=== DESCRIPTION OF THE TASK ===
Exactly as written, set down the lines from the top of the entries through the line bearing "return (int(y) - 24) * 12 + int(m) - 9", with every picture left out.

>> BEGIN

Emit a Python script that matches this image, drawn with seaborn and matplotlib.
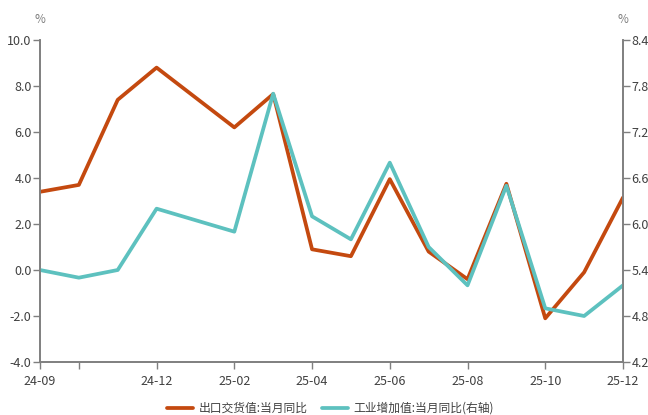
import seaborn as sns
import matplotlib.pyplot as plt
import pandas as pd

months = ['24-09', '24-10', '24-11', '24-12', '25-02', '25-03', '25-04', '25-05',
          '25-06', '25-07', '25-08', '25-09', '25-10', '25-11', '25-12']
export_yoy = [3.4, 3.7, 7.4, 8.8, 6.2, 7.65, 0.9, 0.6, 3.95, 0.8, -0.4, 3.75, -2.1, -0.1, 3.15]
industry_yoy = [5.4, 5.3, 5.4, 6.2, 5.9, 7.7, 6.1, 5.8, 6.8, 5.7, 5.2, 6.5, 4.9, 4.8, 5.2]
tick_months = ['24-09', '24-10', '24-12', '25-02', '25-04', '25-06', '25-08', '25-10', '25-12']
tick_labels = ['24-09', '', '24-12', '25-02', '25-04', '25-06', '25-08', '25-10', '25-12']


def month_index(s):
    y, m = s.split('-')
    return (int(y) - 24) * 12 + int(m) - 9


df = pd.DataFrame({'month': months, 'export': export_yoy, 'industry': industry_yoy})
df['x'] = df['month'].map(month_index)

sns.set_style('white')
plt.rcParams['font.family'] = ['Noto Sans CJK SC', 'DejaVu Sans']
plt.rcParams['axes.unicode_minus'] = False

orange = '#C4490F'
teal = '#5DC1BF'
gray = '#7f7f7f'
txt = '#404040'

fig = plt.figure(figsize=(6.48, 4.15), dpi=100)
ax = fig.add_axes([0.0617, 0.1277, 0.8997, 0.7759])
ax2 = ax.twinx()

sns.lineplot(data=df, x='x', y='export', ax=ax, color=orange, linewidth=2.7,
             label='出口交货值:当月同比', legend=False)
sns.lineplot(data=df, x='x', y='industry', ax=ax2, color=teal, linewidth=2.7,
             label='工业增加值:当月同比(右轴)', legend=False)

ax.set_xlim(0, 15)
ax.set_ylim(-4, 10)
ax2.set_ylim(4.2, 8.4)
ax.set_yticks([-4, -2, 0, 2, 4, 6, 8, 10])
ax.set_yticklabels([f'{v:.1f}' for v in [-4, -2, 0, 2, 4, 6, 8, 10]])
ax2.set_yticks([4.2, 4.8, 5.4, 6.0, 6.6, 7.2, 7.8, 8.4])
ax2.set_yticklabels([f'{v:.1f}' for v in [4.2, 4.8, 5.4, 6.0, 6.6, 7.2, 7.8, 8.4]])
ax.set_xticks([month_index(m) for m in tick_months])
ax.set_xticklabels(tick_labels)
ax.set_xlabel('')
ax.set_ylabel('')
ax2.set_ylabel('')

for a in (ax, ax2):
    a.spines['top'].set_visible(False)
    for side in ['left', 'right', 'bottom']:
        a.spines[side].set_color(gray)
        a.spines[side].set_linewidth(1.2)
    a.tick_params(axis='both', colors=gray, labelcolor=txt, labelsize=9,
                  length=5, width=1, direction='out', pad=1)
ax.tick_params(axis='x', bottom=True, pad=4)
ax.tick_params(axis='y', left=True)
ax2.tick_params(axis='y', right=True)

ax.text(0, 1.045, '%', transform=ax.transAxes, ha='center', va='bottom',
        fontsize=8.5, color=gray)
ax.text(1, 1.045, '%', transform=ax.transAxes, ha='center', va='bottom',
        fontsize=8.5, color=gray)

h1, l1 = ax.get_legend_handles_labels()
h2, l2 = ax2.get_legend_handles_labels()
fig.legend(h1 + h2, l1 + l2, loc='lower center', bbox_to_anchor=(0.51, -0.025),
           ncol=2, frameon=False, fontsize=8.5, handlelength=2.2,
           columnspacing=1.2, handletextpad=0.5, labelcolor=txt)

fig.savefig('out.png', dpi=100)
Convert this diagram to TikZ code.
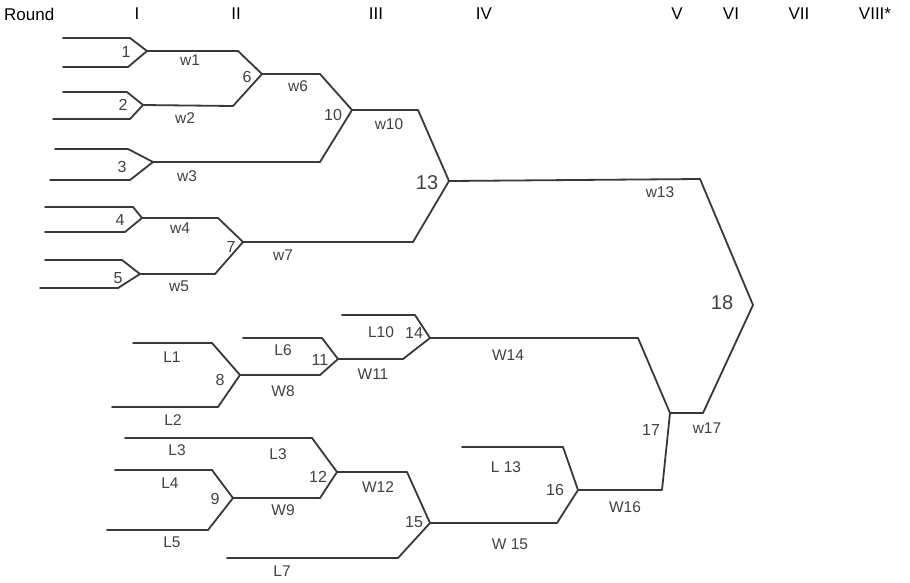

>> END

=== EXERCISE RESPONSE ===
Emit a Python script that matches this image, drawn with seaborn and matplotlib.
import seaborn as sns
import matplotlib.pyplot as plt
import pandas as pd

months = ['24-09', '24-10', '24-11', '24-12', '25-02', '25-03', '25-04', '25-05',
          '25-06', '25-07', '25-08', '25-09', '25-10', '25-11', '25-12']
export_yoy = [3.4, 3.7, 7.4, 8.8, 6.2, 7.65, 0.9, 0.6, 3.95, 0.8, -0.4, 3.75, -2.1, -0.1, 3.15]
industry_yoy = [5.4, 5.3, 5.4, 6.2, 5.9, 7.7, 6.1, 5.8, 6.8, 5.7, 5.2, 6.5, 4.9, 4.8, 5.2]
tick_months = ['24-09', '24-10', '24-12', '25-02', '25-04', '25-06', '25-08', '25-10', '25-12']
tick_labels = ['24-09', '', '24-12', '25-02', '25-04', '25-06', '25-08', '25-10', '25-12']


def month_index(s):
    y, m = s.split('-')
    return (int(y) - 24) * 12 + int(m) - 9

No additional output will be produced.